Your job is to retype all of the data word for word, leaving every image out.
□ □ □ □
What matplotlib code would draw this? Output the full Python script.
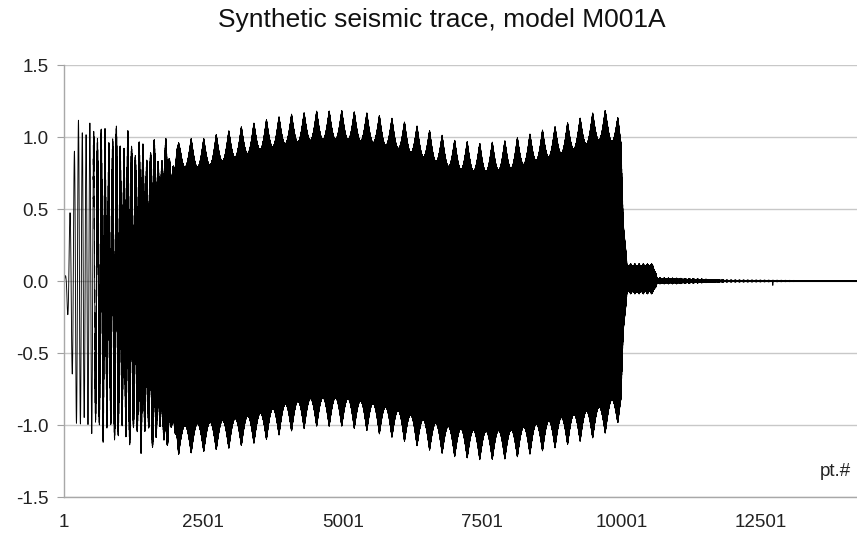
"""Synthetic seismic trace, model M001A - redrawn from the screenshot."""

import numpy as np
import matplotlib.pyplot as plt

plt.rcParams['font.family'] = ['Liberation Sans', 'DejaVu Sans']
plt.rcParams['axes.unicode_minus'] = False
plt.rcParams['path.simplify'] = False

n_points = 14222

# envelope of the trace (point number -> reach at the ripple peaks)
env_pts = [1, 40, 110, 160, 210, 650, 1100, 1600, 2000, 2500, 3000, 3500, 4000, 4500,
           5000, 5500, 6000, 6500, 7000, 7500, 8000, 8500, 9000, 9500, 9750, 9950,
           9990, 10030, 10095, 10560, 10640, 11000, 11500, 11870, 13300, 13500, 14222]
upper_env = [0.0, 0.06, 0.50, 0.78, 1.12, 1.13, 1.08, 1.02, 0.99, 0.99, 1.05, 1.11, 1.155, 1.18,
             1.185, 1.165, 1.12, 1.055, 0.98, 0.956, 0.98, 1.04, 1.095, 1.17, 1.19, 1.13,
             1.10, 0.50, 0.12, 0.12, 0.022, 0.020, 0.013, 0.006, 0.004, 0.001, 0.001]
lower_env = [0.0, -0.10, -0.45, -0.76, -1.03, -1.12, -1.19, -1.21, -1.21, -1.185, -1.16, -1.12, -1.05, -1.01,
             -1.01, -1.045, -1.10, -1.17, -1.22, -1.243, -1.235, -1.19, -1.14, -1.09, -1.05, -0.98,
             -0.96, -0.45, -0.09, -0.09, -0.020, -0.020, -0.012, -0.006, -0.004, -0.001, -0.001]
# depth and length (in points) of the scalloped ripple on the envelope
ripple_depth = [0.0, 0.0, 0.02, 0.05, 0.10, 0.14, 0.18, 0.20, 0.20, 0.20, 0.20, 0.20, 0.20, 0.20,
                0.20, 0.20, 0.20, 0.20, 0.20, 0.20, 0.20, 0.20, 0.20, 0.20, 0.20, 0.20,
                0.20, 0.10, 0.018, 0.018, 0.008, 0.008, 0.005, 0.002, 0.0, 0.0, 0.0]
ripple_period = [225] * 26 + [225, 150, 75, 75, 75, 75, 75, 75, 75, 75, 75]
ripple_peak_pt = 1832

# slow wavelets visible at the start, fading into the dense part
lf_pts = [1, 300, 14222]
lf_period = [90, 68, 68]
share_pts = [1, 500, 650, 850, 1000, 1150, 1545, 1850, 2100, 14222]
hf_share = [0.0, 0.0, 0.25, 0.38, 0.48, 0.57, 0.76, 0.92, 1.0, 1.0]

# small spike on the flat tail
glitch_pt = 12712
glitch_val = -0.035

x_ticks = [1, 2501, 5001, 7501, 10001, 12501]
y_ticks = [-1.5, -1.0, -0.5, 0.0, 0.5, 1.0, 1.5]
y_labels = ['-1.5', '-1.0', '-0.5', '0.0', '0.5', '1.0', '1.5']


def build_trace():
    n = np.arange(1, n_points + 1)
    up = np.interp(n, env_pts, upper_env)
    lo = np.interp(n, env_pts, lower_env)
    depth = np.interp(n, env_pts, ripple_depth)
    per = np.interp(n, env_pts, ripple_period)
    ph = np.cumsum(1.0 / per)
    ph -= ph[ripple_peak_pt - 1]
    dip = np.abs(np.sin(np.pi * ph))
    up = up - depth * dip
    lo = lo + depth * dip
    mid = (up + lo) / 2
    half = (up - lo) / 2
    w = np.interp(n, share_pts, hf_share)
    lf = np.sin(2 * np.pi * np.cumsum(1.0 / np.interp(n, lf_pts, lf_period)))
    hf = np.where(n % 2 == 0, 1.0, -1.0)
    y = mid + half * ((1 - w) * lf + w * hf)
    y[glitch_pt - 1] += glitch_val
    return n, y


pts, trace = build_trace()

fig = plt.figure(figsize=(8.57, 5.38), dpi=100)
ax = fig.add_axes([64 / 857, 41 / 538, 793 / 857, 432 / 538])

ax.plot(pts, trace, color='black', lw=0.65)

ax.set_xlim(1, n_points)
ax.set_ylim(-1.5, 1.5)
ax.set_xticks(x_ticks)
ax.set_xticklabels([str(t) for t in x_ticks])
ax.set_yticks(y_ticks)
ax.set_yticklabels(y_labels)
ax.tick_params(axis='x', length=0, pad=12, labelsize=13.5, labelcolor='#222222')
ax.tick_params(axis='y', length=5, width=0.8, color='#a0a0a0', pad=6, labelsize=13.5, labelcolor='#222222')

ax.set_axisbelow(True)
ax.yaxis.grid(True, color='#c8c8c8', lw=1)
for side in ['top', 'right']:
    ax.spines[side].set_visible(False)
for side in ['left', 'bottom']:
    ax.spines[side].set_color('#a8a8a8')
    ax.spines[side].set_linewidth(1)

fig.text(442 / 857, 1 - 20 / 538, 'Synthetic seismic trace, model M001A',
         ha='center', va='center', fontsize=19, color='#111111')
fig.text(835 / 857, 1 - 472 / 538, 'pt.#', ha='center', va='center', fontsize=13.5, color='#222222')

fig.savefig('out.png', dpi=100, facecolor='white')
□ □ □ □
* [EXERCISE ANSWER]
What matplotlib code would draw this? Output the full Python script.
"""Synthetic seismic trace, model M001A - redrawn from the screenshot."""

import numpy as np
import matplotlib.pyplot as plt

plt.rcParams['font.family'] = ['Liberation Sans', 'DejaVu Sans']
plt.rcParams['axes.unicode_minus'] = False
plt.rcParams['path.simplify'] = False

n_points = 14222

# envelope of the trace (point number -> reach at the ripple peaks)
env_pts = [1, 40, 110, 160, 210, 650, 1100, 1600, 2000, 2500, 3000, 3500, 4000, 4500,
           5000, 5500, 6000, 6500, 7000, 7500, 8000, 8500, 9000, 9500, 9750, 9950,
           9990, 10030, 10095, 10560, 10640, 11000, 11500, 11870, 13300, 13500, 14222]
upper_env = [0.0, 0.06, 0.50, 0.78, 1.12, 1.13, 1.08, 1.02, 0.99, 0.99, 1.05, 1.11, 1.155, 1.18,
             1.185, 1.165, 1.12, 1.055, 0.98, 0.956, 0.98, 1.04, 1.095, 1.17, 1.19, 1.13,
             1.10, 0.50, 0.12, 0.12, 0.022, 0.020, 0.013, 0.006, 0.004, 0.001, 0.001]
lower_env = [0.0, -0.10, -0.45, -0.76, -1.03, -1.12, -1.19, -1.21, -1.21, -1.185, -1.16, -1.12, -1.05, -1.01,
             -1.01, -1.045, -1.10, -1.17, -1.22, -1.243, -1.235, -1.19, -1.14, -1.09, -1.05, -0.98,
             -0.96, -0.45, -0.09, -0.09, -0.020, -0.020, -0.012, -0.006, -0.004, -0.001, -0.001]
# depth and length (in points) of the scalloped ripple on the envelope
ripple_depth = [0.0, 0.0, 0.02, 0.05, 0.10, 0.14, 0.18, 0.20, 0.20, 0.20, 0.20, 0.20, 0.20, 0.20,
                0.20, 0.20, 0.20, 0.20, 0.20, 0.20, 0.20, 0.20, 0.20, 0.20, 0.20, 0.20,
                0.20, 0.10, 0.018, 0.018, 0.008, 0.008, 0.005, 0.002, 0.0, 0.0, 0.0]
ripple_period = [225] * 26 + [225, 150, 75, 75, 75, 75, 75, 75, 75, 75, 75]
ripple_peak_pt = 1832

# slow wavelets visible at the start, fading into the dense part
lf_pts = [1, 300, 14222]
lf_period = [90, 68, 68]
share_pts = [1, 500, 650, 850, 1000, 1150, 1545, 1850, 2100, 14222]
hf_share = [0.0, 0.0, 0.25, 0.38, 0.48, 0.57, 0.76, 0.92, 1.0, 1.0]

# small spike on the flat tail
glitch_pt = 12712
glitch_val = -0.035

x_ticks = [1, 2501, 5001, 7501, 10001, 12501]
y_ticks = [-1.5, -1.0, -0.5, 0.0, 0.5, 1.0, 1.5]
y_labels = ['-1.5', '-1.0', '-0.5', '0.0', '0.5', '1.0', '1.5']


def build_trace():
    n = np.arange(1, n_points + 1)
    up = np.interp(n, env_pts, upper_env)
    lo = np.interp(n, env_pts, lower_env)
    depth = np.interp(n, env_pts, ripple_depth)
    per = np.interp(n, env_pts, ripple_period)
    ph = np.cumsum(1.0 / per)
    ph -= ph[ripple_peak_pt - 1]
    dip = np.abs(np.sin(np.pi * ph))
    up = up - depth * dip
    lo = lo + depth * dip
    mid = (up + lo) / 2
    half = (up - lo) / 2
    w = np.interp(n, share_pts, hf_share)
    lf = np.sin(2 * np.pi * np.cumsum(1.0 / np.interp(n, lf_pts, lf_period)))
    hf = np.where(n % 2 == 0, 1.0, -1.0)
    y = mid + half * ((1 - w) * lf + w * hf)
    y[glitch_pt - 1] += glitch_val
    return n, y


pts, trace = build_trace()

fig = plt.figure(figsize=(8.57, 5.38), dpi=100)
ax = fig.add_axes([64 / 857, 41 / 538, 793 / 857, 432 / 538])

ax.plot(pts, trace, color='black', lw=0.65)

ax.set_xlim(1, n_points)
ax.set_ylim(-1.5, 1.5)
ax.set_xticks(x_ticks)
ax.set_xticklabels([str(t) for t in x_ticks])
ax.set_yticks(y_ticks)
ax.set_yticklabels(y_labels)
ax.tick_params(axis='x', length=0, pad=12, labelsize=13.5, labelcolor='#222222')
ax.tick_params(axis='y', length=5, width=0.8, color='#a0a0a0', pad=6, labelsize=13.5, labelcolor='#222222')

ax.set_axisbelow(True)
ax.yaxis.grid(True, color='#c8c8c8', lw=1)
for side in ['top', 'right']:
    ax.spines[side].set_visible(False)
for side in ['left', 'bottom']:
    ax.spines[side].set_color('#a8a8a8')
    ax.spines[side].set_linewidth(1)

fig.text(442 / 857, 1 - 20 / 538, 'Synthetic seismic trace, model M001A',
         ha='center', va='center', fontsize=19, color='#111111')
fig.text(835 / 857, 1 - 472 / 538, 'pt.#', ha='center', va='center', fontsize=13.5, color='#222222')

fig.savefig('out.png', dpi=100, facecolor='white')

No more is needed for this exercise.